Volume plus clear control is safer with judges than hoping they score feints and defense. If your fighter wins on moments but loses on activity, that's a risky decision bet.

Is My Fighter's Style Historically Friendly to Judges?

Wrestling and high pace are historically friendly. Low-output countering is historically risky. Check their record in decisions. If they're 2-5 in their last seven decisions, maybe don't bet them to win one now. When you're predicting fight scoring outcomes, past decision results matter a lot.

Does the Venue Lean Slightly Toward Striking vs Control?

And does that favor my side?
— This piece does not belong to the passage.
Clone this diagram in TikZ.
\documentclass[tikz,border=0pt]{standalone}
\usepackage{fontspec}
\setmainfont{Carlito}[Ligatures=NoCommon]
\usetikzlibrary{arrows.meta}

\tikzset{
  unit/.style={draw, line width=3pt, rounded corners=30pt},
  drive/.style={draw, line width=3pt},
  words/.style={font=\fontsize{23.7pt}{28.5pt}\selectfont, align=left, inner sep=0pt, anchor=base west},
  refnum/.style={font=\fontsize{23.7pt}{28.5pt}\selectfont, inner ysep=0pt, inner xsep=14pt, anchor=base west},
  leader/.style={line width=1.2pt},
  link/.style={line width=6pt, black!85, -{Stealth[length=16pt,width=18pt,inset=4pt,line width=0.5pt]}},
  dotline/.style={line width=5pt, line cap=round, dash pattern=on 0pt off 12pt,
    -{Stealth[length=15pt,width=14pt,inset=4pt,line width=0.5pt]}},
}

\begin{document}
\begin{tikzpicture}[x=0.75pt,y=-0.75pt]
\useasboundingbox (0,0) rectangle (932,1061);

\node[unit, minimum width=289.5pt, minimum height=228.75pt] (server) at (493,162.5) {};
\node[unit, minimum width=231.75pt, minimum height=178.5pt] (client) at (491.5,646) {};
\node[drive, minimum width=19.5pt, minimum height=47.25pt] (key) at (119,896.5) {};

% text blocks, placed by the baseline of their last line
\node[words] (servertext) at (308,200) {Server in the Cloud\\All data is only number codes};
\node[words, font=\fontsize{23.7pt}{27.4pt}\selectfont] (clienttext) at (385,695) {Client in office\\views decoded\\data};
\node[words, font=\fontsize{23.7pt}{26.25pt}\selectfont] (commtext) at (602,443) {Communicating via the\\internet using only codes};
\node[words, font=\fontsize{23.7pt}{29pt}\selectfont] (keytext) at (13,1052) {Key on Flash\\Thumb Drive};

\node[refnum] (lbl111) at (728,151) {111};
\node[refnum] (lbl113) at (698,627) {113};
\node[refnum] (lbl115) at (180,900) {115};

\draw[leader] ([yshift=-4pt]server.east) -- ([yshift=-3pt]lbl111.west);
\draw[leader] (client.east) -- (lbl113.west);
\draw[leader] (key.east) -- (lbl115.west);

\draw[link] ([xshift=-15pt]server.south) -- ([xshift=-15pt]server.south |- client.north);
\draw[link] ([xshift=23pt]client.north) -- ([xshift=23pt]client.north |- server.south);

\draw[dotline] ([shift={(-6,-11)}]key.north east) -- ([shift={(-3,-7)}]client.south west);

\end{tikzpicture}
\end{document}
Use this as a tiebreaker, not a primary reason to bet.

Is This Likely to Be High-Variance Optics?

Close low-output rounds, big but rare shots. If yes, size down. Maybe use broader props like "goes distance" instead of picking a side. Understanding the 10-point must system helps you understand why these fights are so hard to predict.

Shurzy Tip: When in doubt, bet "goes the distance" instead of picking a decision winner. You're right about the fight going long, you just don't have to guess which way judges lean.

Final Thoughts

Betting decisions well in UFC is less about memorizing individual judges and more about systematically aligning your tickets with the things judges consistently reward: clear, sustained offense and visible control. If your fighter brings those traits, decision-based bets and "goes distance" combos can be some of the cleanest, least-volatile ways to extract value from the scorecards instead of complaining about them.